Not that Rumer can face listening to Seasons Of My Soul now. She claims not to have properly heard it again since it was mastered. "I'm so scared of hearing something mix‑wise that will devastate me. Sometimes I'll hear it in the background and I think, 'Oh that's nice.' But I couldn't listen to it in my headphones in case I thought, 'Oh my God, there's something strange going on with the kick drum.'”
Before beginning work on the all‑important second album, the pair plan to complete the cover-version sketches they recorded when they initially got together, for a stopgap album to be called Boys Don't Cry and to feature songs by the likes of Gil Scott‑Heron, Tim Hardin, the Band and Richie Havens.
"I want to inhabit the characters in these songs and get a sense of the mysterious masculine emotions that are alien to me,” says Rumer. "The idea is that it's not just a covers album, it's more of a research project. A project that sets me up creatively and emotionally for the next album. In a way, it's pre‑production. Again it's Steve and I finding the sound and developing a new way forward for the next batch of songs.”
"You hear her get hold of some of this stuff and it just sounds like a Rumer song,” Brown enthuses, clearly as much of a fan of the liquid‑voiced singer as her newfound half million devotees. "Y'know, I've known her for quite a while now and she still knocks me out.”
Soon after signing to Atlantic, Rumer was gobsmacked to receive a call saying that Burt Bacharach was a fan of her unreleased recordings and wanted to invite her to Los Angeles to hear her sing one of his latest compositions, 'Some Lovers', subsequently recorded at Goldust.
"That was done in a very sort of quick, better‑do‑it type of way,” Steve Brown admits. "She was busy and I said, 'Leave it to me,' and then she came in and put all the vocals on. It was all my arrangement, I just tried to make it sound like Burt Bacharach. He gave her a CD and a basic lead sheet and chord chart. But I didn't really look at it. I had to check the melody a couple of times because she'd gotten it into her mind that a couple of notes went a certain way that they didn't. We knew we had to make it precise for the maestro.”

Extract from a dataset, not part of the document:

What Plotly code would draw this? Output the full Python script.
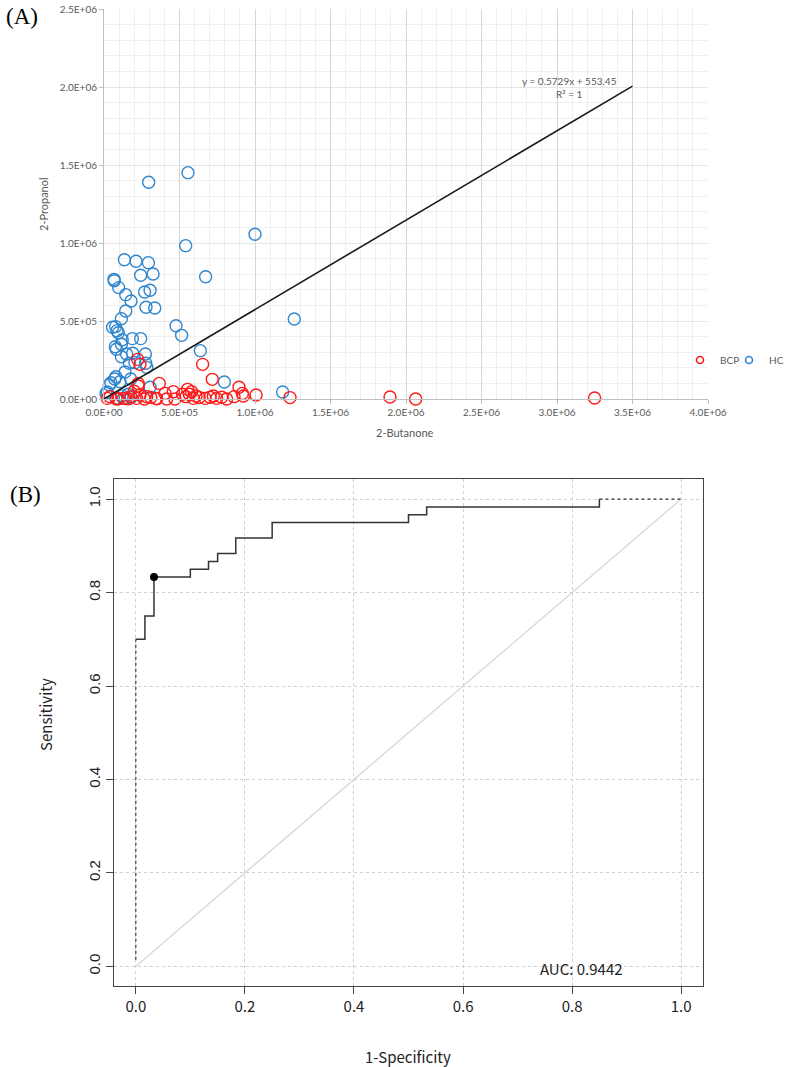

Deciding to release the track as part of a double A‑side single entitled 'Rumer Sings Burt Bacharach At Christmas', the duo set about tackling his classic 'Alfie', in a version arguably unrivalled by Dionne Warwick or Cilla Black. "Yeah, I think hers is actually the definitive version,” Brown says.
For 'Alfie', the pair decided to decamp to RAK Studios to record the track entirely live, resulting in various whole band takes, one of which was selected for Rumer to lay her vocal over, using a Neumann U47. "I absolutely loved it and the whole experience,” Rumer says. "I went in and did a comp, so it wasn't a total live vocal. I fine‑tuned it.”
The only thing, funnily enough, that Brown felt was wrong with the recording was the Steinway grand piano part he had laid down. In the end, he replayed it using his faithful Roland XV88. "That was an absolute case in point,” he says. "I listened back to it and thought, 'Yeah, sounds great, but the piano sounds a bit ropey.' I was dying to get on a Steinway and it's lovely to play, but I prefer the Roland. I mean, it's absurd, isn't it?”